Complies with local, state and federal rules and regulations.
Beth and Aaron Hecht live next door to the camp. They, and others who own property nearby, garnered 300 signatures on petitions last fall petitions asking the county to deny the camp's renewal.
"Obviously, it's more than two or three people complaining about the place," Hecht said.
But Hecht said the group didn't hire an attorney.
"We're not a rich community by any means and we can't afford to hire any big power attorneys to go our way," Hecht said, comparing her group to Earth Rising. "They've had their fund-raisers, and they've got their dollars and they've been able to play the game."

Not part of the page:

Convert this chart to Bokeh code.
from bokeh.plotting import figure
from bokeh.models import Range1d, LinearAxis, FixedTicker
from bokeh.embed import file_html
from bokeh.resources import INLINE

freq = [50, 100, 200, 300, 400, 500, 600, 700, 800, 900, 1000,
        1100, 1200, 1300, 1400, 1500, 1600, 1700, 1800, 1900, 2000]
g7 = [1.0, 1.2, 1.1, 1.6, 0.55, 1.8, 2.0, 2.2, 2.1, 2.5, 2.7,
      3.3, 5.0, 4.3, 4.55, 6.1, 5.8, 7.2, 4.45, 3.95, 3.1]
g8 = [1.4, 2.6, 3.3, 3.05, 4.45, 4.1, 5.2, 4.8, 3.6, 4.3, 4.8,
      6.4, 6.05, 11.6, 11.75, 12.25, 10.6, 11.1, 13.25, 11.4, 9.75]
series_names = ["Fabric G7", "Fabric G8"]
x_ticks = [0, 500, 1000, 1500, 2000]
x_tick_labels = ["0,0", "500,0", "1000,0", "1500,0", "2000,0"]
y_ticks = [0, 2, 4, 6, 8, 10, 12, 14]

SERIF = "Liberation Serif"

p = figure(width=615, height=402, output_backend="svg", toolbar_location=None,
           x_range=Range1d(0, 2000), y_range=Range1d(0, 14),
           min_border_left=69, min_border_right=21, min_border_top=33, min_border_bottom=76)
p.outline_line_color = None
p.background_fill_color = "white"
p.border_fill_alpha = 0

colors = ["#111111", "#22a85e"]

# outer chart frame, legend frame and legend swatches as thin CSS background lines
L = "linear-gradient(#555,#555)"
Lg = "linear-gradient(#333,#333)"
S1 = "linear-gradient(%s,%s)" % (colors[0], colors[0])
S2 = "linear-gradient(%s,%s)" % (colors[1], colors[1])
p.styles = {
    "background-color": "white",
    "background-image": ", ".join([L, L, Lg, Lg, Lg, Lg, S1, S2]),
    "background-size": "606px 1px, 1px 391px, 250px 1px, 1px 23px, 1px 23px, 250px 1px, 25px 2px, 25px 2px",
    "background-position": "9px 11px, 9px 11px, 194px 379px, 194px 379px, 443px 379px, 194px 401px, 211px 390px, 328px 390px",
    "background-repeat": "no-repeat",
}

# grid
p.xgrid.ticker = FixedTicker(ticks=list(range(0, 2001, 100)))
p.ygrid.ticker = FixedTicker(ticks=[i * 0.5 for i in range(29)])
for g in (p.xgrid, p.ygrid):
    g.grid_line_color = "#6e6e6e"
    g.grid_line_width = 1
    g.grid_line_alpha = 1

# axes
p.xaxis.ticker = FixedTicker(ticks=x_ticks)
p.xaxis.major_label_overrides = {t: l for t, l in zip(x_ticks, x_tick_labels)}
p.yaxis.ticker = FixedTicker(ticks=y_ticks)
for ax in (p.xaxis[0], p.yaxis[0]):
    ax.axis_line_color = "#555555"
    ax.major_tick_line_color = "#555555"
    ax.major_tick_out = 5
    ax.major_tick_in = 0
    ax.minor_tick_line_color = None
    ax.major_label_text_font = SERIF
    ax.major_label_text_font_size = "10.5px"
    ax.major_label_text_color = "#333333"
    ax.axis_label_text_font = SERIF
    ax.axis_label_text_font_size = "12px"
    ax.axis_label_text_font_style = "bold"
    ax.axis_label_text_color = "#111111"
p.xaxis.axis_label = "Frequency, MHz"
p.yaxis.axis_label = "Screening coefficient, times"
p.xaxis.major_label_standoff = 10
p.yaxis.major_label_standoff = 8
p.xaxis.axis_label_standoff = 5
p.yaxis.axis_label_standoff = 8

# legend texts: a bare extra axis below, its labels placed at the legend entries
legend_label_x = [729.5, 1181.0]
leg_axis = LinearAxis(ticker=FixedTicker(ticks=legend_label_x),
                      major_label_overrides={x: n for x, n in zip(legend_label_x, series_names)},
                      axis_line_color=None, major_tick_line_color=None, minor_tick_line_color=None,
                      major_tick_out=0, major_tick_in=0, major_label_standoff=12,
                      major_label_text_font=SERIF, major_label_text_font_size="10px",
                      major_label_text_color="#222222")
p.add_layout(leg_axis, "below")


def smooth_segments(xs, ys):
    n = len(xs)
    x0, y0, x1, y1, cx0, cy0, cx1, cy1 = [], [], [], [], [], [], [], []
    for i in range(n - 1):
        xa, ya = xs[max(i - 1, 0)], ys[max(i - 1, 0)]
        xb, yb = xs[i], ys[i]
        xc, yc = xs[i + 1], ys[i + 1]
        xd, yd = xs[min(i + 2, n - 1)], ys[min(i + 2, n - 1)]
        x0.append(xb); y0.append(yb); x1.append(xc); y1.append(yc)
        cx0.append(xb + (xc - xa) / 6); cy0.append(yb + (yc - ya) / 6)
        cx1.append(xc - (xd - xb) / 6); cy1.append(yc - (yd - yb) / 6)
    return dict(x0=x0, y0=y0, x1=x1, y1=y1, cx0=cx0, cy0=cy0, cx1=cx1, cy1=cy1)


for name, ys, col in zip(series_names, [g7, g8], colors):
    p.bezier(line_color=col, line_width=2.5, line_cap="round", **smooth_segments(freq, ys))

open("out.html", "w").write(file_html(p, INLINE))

Wanda Roths, an Earth Rising board member and caretaker who has lived at the camp for four years, said she hopes this settles the concerns of neighbors and area residents who signed the petition.

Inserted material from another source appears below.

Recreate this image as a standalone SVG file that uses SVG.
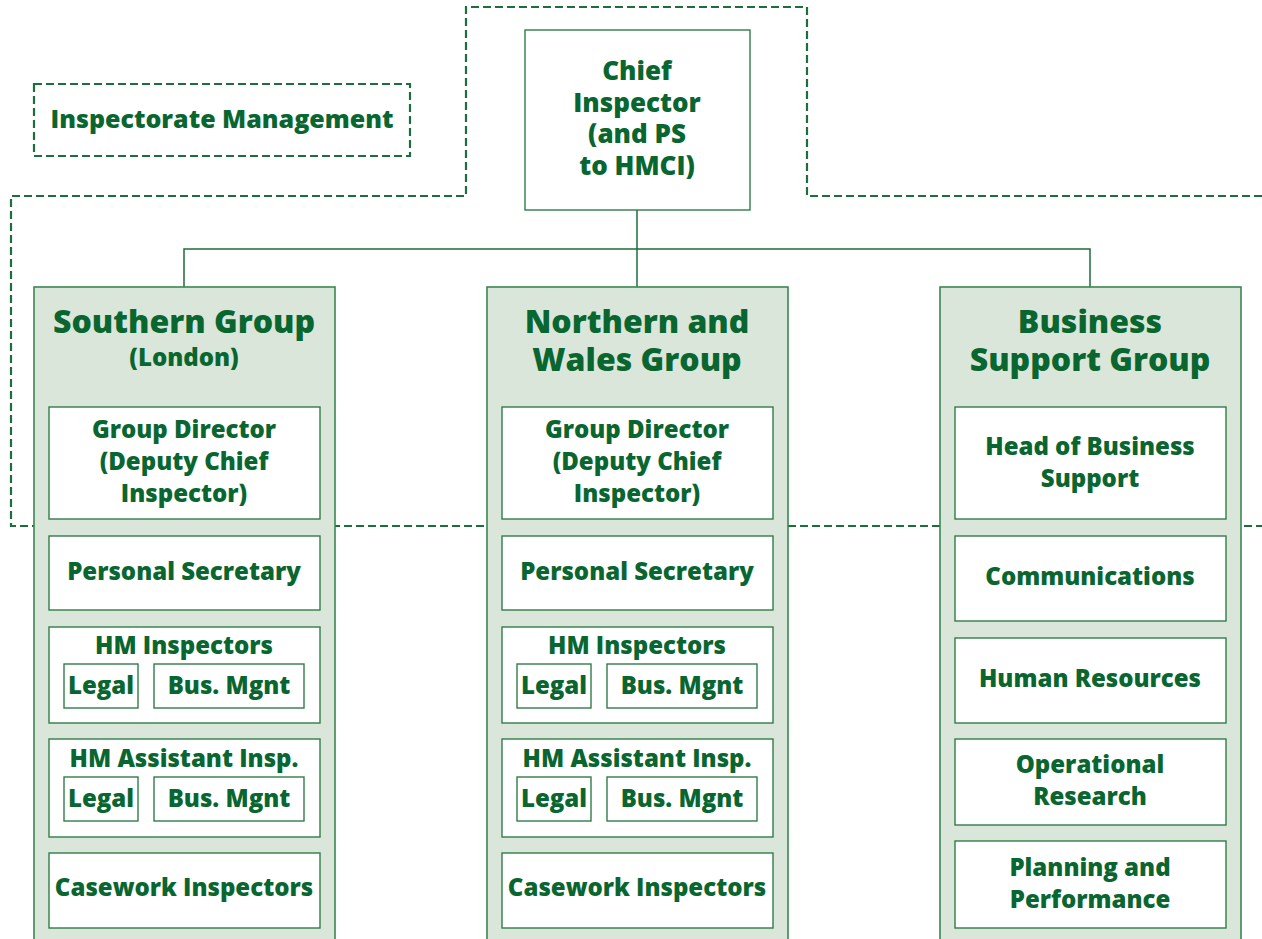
<svg xmlns="http://www.w3.org/2000/svg" width="1262" height="939" viewBox="0 0 1262 939">
  <style>
    .t { font-family: "Open Sans", "Liberation Sans", sans-serif; font-weight: 800; fill: #0a6630; text-anchor: middle; }
    .s24 { font-size: 24px; }
    .lon { font-size: 24px; }
    .mg { font-size: 25px; }
    .ch { font-size: 26px; }
    .s30 { font-size: 32px; }
    .box { fill: #ffffff; stroke: #2f7d48; stroke-width: 1.4; }
    .panel { fill: #dbe6da; stroke: #3a8752; stroke-width: 1.6; }
    .dash { fill: none; stroke: #1c6e3a; stroke-width: 2.2; stroke-dasharray: 8 4; }
    .conn { fill: none; stroke: #1c6e3a; stroke-width: 1.5; }
  </style>

  <!-- management boundary (dashed) -->
  <g id="management-boundary">
    <path class="dash" d="M1262,196 H807 V7 H466 V196 H11 V526 H1262"/>
  </g>
  <g id="inspectorate-management">
    <rect class="dash" x="34" y="84" width="376" height="72"/>
    <text class="t mg" x="222" y="128">Inspectorate Management</text>
  </g>

  <!-- connectors -->
  <g id="connectors">
    <path class="conn" d="M637,210 V287"/>
    <path class="conn" d="M184,287 V249 H1090 V287"/>
  </g>

  <!-- chief inspector -->
  <g id="chief-inspector">
    <rect class="box" x="525" y="30" width="225" height="180"/>
    <text class="t ch" x="637" y="80">Chief</text>
    <text class="t ch" x="637" y="112">Inspector</text>
    <text class="t ch" x="637" y="143">(and PS</text>
    <text class="t ch" x="637" y="175">to HMCI)</text>
  </g>

  <!-- Southern Group -->
  <g id="southern-group">
    <rect class="panel" x="34" y="287" width="301" height="670"/>
    <text class="t s30" x="184" y="333">Southern Group</text>
    <text class="t lon" x="184" y="366">(London)</text>
  </g>
  <g id="southern-director">
    <rect class="box" x="49" y="407" width="271" height="112"/>
    <text class="t s24" x="184" y="438">Group Director</text>
    <text class="t s24" x="184" y="470">(Deputy Chief</text>
    <text class="t s24" x="184" y="502">Inspector)</text>
  </g>
  <g id="southern-secretary">
    <rect class="box" x="49" y="536" width="271" height="74"/>
    <text class="t s24" x="184" y="580">Personal Secretary</text>
  </g>
  <g id="southern-hmi">
    <rect class="box" x="49" y="627" width="271" height="96"/>
    <text class="t s24" x="184" y="654">HM Inspectors</text>
    <rect class="box" x="64" y="664" width="74" height="44"/>
    <text class="t s24" x="101" y="694">Legal</text>
    <rect class="box" x="154" y="664" width="150" height="44"/>
    <text class="t s24" x="229" y="694">Bus. Mgnt</text>
  </g>
  <g id="southern-assistant">
    <rect class="box" x="49" y="739" width="271" height="98"/>
    <text class="t s24" x="184" y="767">HM Assistant Insp.</text>
    <rect class="box" x="64" y="777" width="74" height="44"/>
    <text class="t s24" x="101" y="807">Legal</text>
    <rect class="box" x="154" y="777" width="150" height="44"/>
    <text class="t s24" x="229" y="807">Bus. Mgnt</text>
  </g>
  <g id="southern-casework">
    <rect class="box" x="49" y="853" width="271" height="75"/>
    <text class="t s24" x="184" y="896">Casework Inspectors</text>
  </g>

  <!-- Northern and Wales Group -->
  <g id="northern-group">
    <rect class="panel" x="487" y="287" width="301" height="670"/>
    <text class="t s30" x="637" y="333">Northern and</text>
    <text class="t s30" x="637" y="371">Wales Group</text>
  </g>
  <g id="northern-director">
    <rect class="box" x="502" y="407" width="271" height="112"/>
    <text class="t s24" x="637" y="438">Group Director</text>
    <text class="t s24" x="637" y="470">(Deputy Chief</text>
    <text class="t s24" x="637" y="502">Inspector)</text>
  </g>
  <g id="northern-secretary">
    <rect class="box" x="502" y="536" width="271" height="74"/>
    <text class="t s24" x="637" y="580">Personal Secretary</text>
  </g>
  <g id="northern-hmi">
    <rect class="box" x="502" y="627" width="271" height="96"/>
    <text class="t s24" x="637" y="654">HM Inspectors</text>
    <rect class="box" x="517" y="664" width="74" height="44"/>
    <text class="t s24" x="554" y="694">Legal</text>
    <rect class="box" x="607" y="664" width="150" height="44"/>
    <text class="t s24" x="682" y="694">Bus. Mgnt</text>
  </g>
  <g id="northern-assistant">
    <rect class="box" x="502" y="739" width="271" height="98"/>
    <text class="t s24" x="637" y="767">HM Assistant Insp.</text>
    <rect class="box" x="517" y="777" width="74" height="44"/>
    <text class="t s24" x="554" y="807">Legal</text>
    <rect class="box" x="607" y="777" width="150" height="44"/>
    <text class="t s24" x="682" y="807">Bus. Mgnt</text>
  </g>
  <g id="northern-casework">
    <rect class="box" x="502" y="853" width="271" height="75"/>
    <text class="t s24" x="637" y="896">Casework Inspectors</text>
  </g>

  <!-- Business Support Group -->
  <g id="business-group">
    <rect class="panel" x="940" y="287" width="301" height="670"/>
    <text class="t s30" x="1090" y="333">Business</text>
    <text class="t s30" x="1090" y="371">Support Group</text>
  </g>
  <g id="business-head">
    <rect class="box" x="955" y="407" width="271" height="112"/>
    <text class="t s24" x="1090" y="455">Head of Business</text>
    <text class="t s24" x="1090" y="487">Support</text>
  </g>
  <g id="business-communications">
    <rect class="box" x="955" y="536" width="271" height="85"/>
    <text class="t s24" x="1090" y="585">Communications</text>
  </g>
  <g id="business-hr">
    <rect class="box" x="955" y="638" width="271" height="85"/>
    <text class="t s24" x="1090" y="687">Human Resources</text>
  </g>
  <g id="business-research">
    <rect class="box" x="955" y="739" width="271" height="86"/>
    <text class="t s24" x="1090" y="773">Operational</text>
    <text class="t s24" x="1090" y="805">Research</text>
  </g>
  <g id="business-planning">
    <rect class="box" x="955" y="841" width="271" height="87"/>
    <text class="t s24" x="1090" y="876">Planning and</text>
    <text class="t s24" x="1090" y="908">Performance</text>
  </g>
</svg>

"We're hoping everybody will just accept this decision in good faith and go on with their lives," Roths said.
And, for the visitors who frequent the camp, Roths said this is good news.
"They know this is a place they can come and not be harassed in any way, no matter what their religious or sexual beliefs are," Roths said.
Roths recalled her reaction at October's commission hearing when camp opponents complained about pagan rituals, nudity and homosexuality, and accused camp members of pedophilia.
"It was quite a shock," Roths said. "We had no idea that the neighbors were upset with us not one had come to us and talked about any problems."
Further, Roths a mother of four, who is a grandmother, said the accusations of pedophilia were unbelievable.
"No one's gong to hurt a child in any way, shape or form out there," Roths said.
Paganism, Roths said, is an earth-based religion.
"We have different goddesses and gods that we look to, rather than the traditional gods of the Bible," she said.
However, she said, all faiths are welcome.
"We have Catholics that come here and Christians that come here," Roths said. "We just refer to them as pagan-friendly."
A nearby landowner, who had opposed the renewal of the camp's permit, called the county's agreement with Earth Rising "sad."
"I don't think our county needs this type of an organization," he said. "It's a bad situation for the community up there. There will never be anybody who will want to buy my land for a place to live since it's down the road from a nudist camp."